Shocking! 70% tiger deaths have occurred within 'protected areas'
According to data compiled by NTCA, of the 567 tiger deaths recorded, 407 have been in the protected tiger reserves while the remaining 161 were in the territorial range jurisdiction
All the talk about conservation of tigers is just that: talk. Data compiled by the National Tiger Conservation Authority on tiger deaths across the country has uncovered some shocking statistics that put a question mark on the security apparatus of the so-called 'protected areas' (PAs) or tiger reserves.
Also read: Missing tiger Srinivas found electrocuted
Even as there have been 567 tiger deaths in the last eight years, 407 of them have occurred within the PA boundaries, while the other 161 were outside of these marked locations.
A trend emerges
The NTCA is a statutory body under the ministry of environment and forests and the data for tiger deaths was published on the body's official website Tigernet.
Soon after the death of tiger Srinivas (UK T-10), a viral message suggested that the forest department couldn't be blamed for his death outside the PAs as it is not its jurisdiction; however, the emergent data belies that idea. The maximum tiger deaths (407) over the last eight years - between 2009 to April 30, 2017 - have occurred in the PAs.
However, wildlife experts now feel that the need of the hour is to increase vigilance and patrolling outside the PAs, or the area that comes under the jurisdiction of territorial range of the department.
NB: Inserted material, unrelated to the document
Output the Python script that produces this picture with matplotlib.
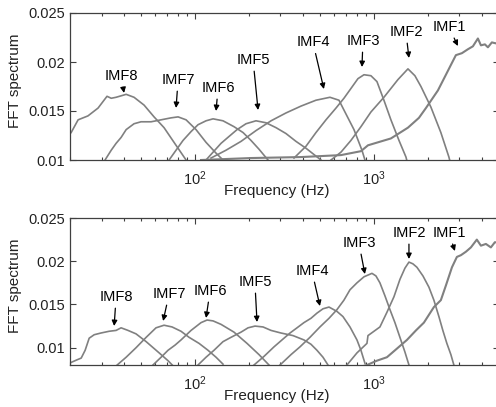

"As per NTCA data, there have been 35 tigers deaths this year till date across the country, wherein 18 tigers died inside protected areas and 17 outside, which amounts to an almost equal percentage death ratio. The forest department team cannot keep passing the buck to the territorial range or indulge in a blame game, because the ultimate aim is to protect the tiger," said researcher, naturalist and conservation photographer Rajesh Sanap.
Numbers tell a tale
If we compare the 2017 (January to April) tiger deaths to those in the same period last year, the number from last year's 40 has dropped to 36 this year. Meanwhile, last year, Maharashtra saw the death of 15 tigers in the entire year, whereas in the last four months, the state has already lost six - three inside tiger reserves and three outside.
Even isolating the deaths in Maharashtra between the last eight years, there were a total of 79 tiger deaths, 44 inside reserves and 35 outside, an almost even spread, making the need for protection of all areas an immediate need of the hour.
Wildlife conservationist Kedar Gore, director of the Corbett Foundation, said, "The rate at which the tiger mortality is taking place across the country is a matter of concern. It's high time that the wildlife wing and the territorial wing work in proper coordination with each other, because there are many tigers that stay outside tiger reserves and they are the ones who are more vulnerable. Only then can we bring down the mortality because of poaching, electrocution and other such factors."
"Tigers don't understand the difference between forests under wildlife wing and territorial division. Tiger conservation is a collective responsibility of the forest department, irrespective of departmentalisation," he added.